When someone looks back on their childhood, it is not always the big vacations and expensive gifts they remember most. It is quite often the little memories that mean a lot to them, such as time spent with you, their parent. When you spend time each day reading to your child, you can rest assured that this will likely be one of their fondest memories after they are grown.

 

Builds a Strong Parent-Child Bond

Spending quality time together as a family is one of the greatest ways to build a strong and lasting bond together. When your child thinks about reading, it will remind him (or her) of all the good times shared with you and he or she will want to relive that experience. A strong parent-child bond will grow out of your time spent reading together.

 

Makes Room for a Habit to Grow

The longer you do something, the more likely it is to become a habit. When you make time for reading on a daily basis, a habit will grow. Reading will become a normal activity for your child, and they will begin to seek the opportunity to read more often.

 

Fosters Their Creativity

Reading is one of the best ways to stretch an individual’s creativity. If you want your child to be someone who loves to invent and create, then read to him. Choose books that are imaginative and exciting and see how quickly it fosters his or her creative streak.

Facilitates Learning

One of the greatest advantages to reading to your child young is it facilitates learning, often a love for learning.  One of the most exciting things to happen while you are ready to your child is for them to repeat the words they hear, or to point to the colors or animals they see, this shows they are learning and retaining the things they hear and see as you are reading to them.  It’s also exciting when they get old enough to start repeating the story back to you.  This shows you that they are tuned into that time you spend reading with them.  They will learn while reading and love it.

 

Expands Their Language Skills

A child who is read to more often will develop better language skills. His vocabulary will expand to include more words, and longer words. His grammar will also improve as he hears correct sentence formation over and over. A child can learn to speak well simply through the enjoyable activity of reading.

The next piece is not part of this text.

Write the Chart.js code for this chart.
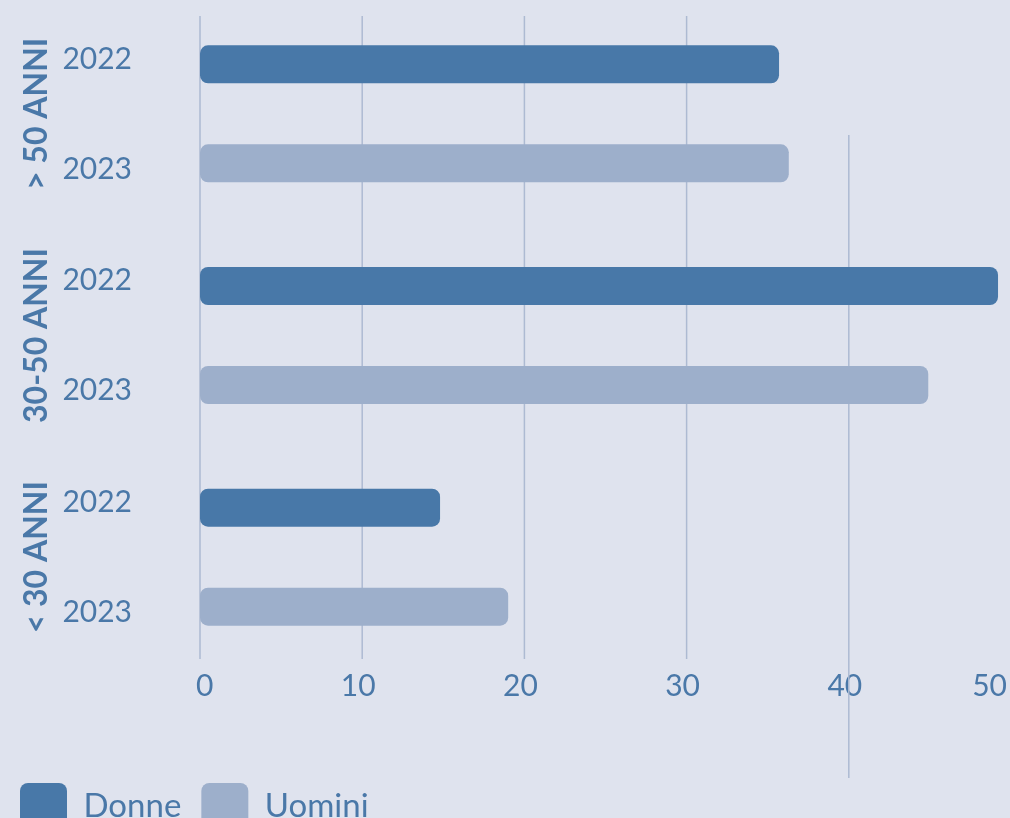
<!DOCTYPE html>
<html>
<head>
<meta charset="utf-8">
<script src="https://cdn.jsdelivr.net/npm/chart.js@4.4.0/dist/chart.umd.min.js"></script>
<style>
  html, body { margin: 0; padding: 0; background: #dfe3ee; overflow: hidden; }
  #wrap { width: 1011px; height: 840px; }
</style>
</head>
<body>
<div id="wrap"><canvas id="myChart"></canvas></div>
<script>
var groups = ['> 50 ANNI', '30-50 ANNI', '< 30 ANNI'];
var years = ['2022', '2023'];
var donne = [35.7, 49.2, 14.8];
var uomini = [36.3, 44.9, 19.0];
var xTicks = [0, 10, 20, 30, 40, 50];

var textColor = '#4a78a8';

// vertical grid lines, taken from the x scale (the one at 50 falls off the edge)
var gridLines = {
  id: 'gridLines',
  beforeDatasetsDraw: function (chart) {
    var x = chart.scales.x;
    var ctx = chart.ctx;
    ctx.save();
    ctx.strokeStyle = '#adbad2';
    ctx.lineWidth = 1.5;
    xTicks.slice(0, -1).forEach(function (v) {
      var px = x.getPixelForValue(v);
      var top = v === 40 ? 135 : 16;
      var bottom = v === 40 ? 778 : 659;
      ctx.beginPath();
      ctx.moveTo(px, top);
      ctx.lineTo(px, bottom);
      ctx.stroke();
    });
    ctx.restore();
  }
};

// rotated group names left of the years
var groupLabels = {
  id: 'groupLabels',
  afterDraw: function (chart) {
    var y = chart.scales.y;
    var ctx = chart.ctx;
    ctx.save();
    ctx.fillStyle = textColor;
    ctx.font = 'bold 32px Lato';
    ctx.textAlign = 'center';
    ctx.textBaseline = 'middle';
    groups.forEach(function (g, i) {
      ctx.save();
      ctx.translate(37, y.getPixelForValue(i));
      ctx.rotate(-Math.PI / 2);
      ctx.fillText(g, 0, 0);
      ctx.restore();
    });
    ctx.restore();
  }
};

var chartData = {
  labels: groups,
  datasets: [
    {
      label: 'Donne',
      data: donne,
      backgroundColor: '#4878a8',
      borderWidth: 0,
      borderRadius: 8,
      borderSkipped: false,
      categoryPercentage: 0.893,
      barPercentage: 0.384
    },
    {
      label: 'Uomini',
      data: uomini,
      backgroundColor: '#9dafcb',
      borderWidth: 0,
      borderRadius: 8,
      borderSkipped: false,
      categoryPercentage: 0.893,
      barPercentage: 0.384
    }
  ]
};

var chart = document.getElementById('myChart').getContext('2d');
var myChart = new Chart(chart, {
  type: 'bar',
  data: chartData,
  plugins: [gridLines, groupLabels],
  options: {
    indexAxis: 'y',
    responsive: true,
    maintainAspectRatio: false,
    animation: false,
    layout: {
      padding: { top: 3, left: 0, right: 0, bottom: 0 }
    },
    scales: {
      x: {
        min: 0,
        max: 50,
        grid: { display: false, drawTicks: false },
        border: { display: false },
        ticks: {
          stepSize: 10,
          align: 'inner',
          labelOffset: -4,
          padding: 0,
          color: textColor,
          font: { family: 'Lato', size: 30 }
        },
        afterFit: function (s) {
          s.height = 95;
          s.paddingLeft = 0;
          s.paddingRight = 0;
        }
      },
      y: {
        grid: { display: false, drawTicks: false },
        border: { display: false },
        ticks: {
          padding: 68,
          crossAlign: 'near',
          color: textColor,
          font: { family: 'Lato', size: 30, lineHeight: 55 / 30 },
          callback: function () {
            return [years[0], '', years[1]];
          }
        },
        afterFit: function (s) {
          s.width = 200;
          s.paddingTop = 0;
          s.paddingBottom = 0;
        }
      }
    },
    plugins: {
      tooltip: { enabled: false },
      legend: {
        position: 'bottom',
        align: 'start',
        labels: {
          color: textColor,
          font: { family: 'Lato', size: 33 },
          boxWidth: 47,
          boxHeight: 47,
          padding: 20,
          useBorderRadius: true,
          borderRadius: 8
        }
      }
    }
  }
});
</script>
</body>
</html>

Studies have shown that the more sounds an infant is exposed to, the wider a variety of sounds they will be able to make when learning their own language, as well as foreign languages. To give reading an even greater impact, ask your child questions throughout the story, and after you are finished. This will improve your child’s critical thinking skills in addition to all the other great benefits.

Reading is an activity that helps children grow and mature in every way. Reading to children from birth is a great way to bond and to expand your child’s world all at the same time. Grab a book and see how beneficial reading can be to your child, all the way from birth.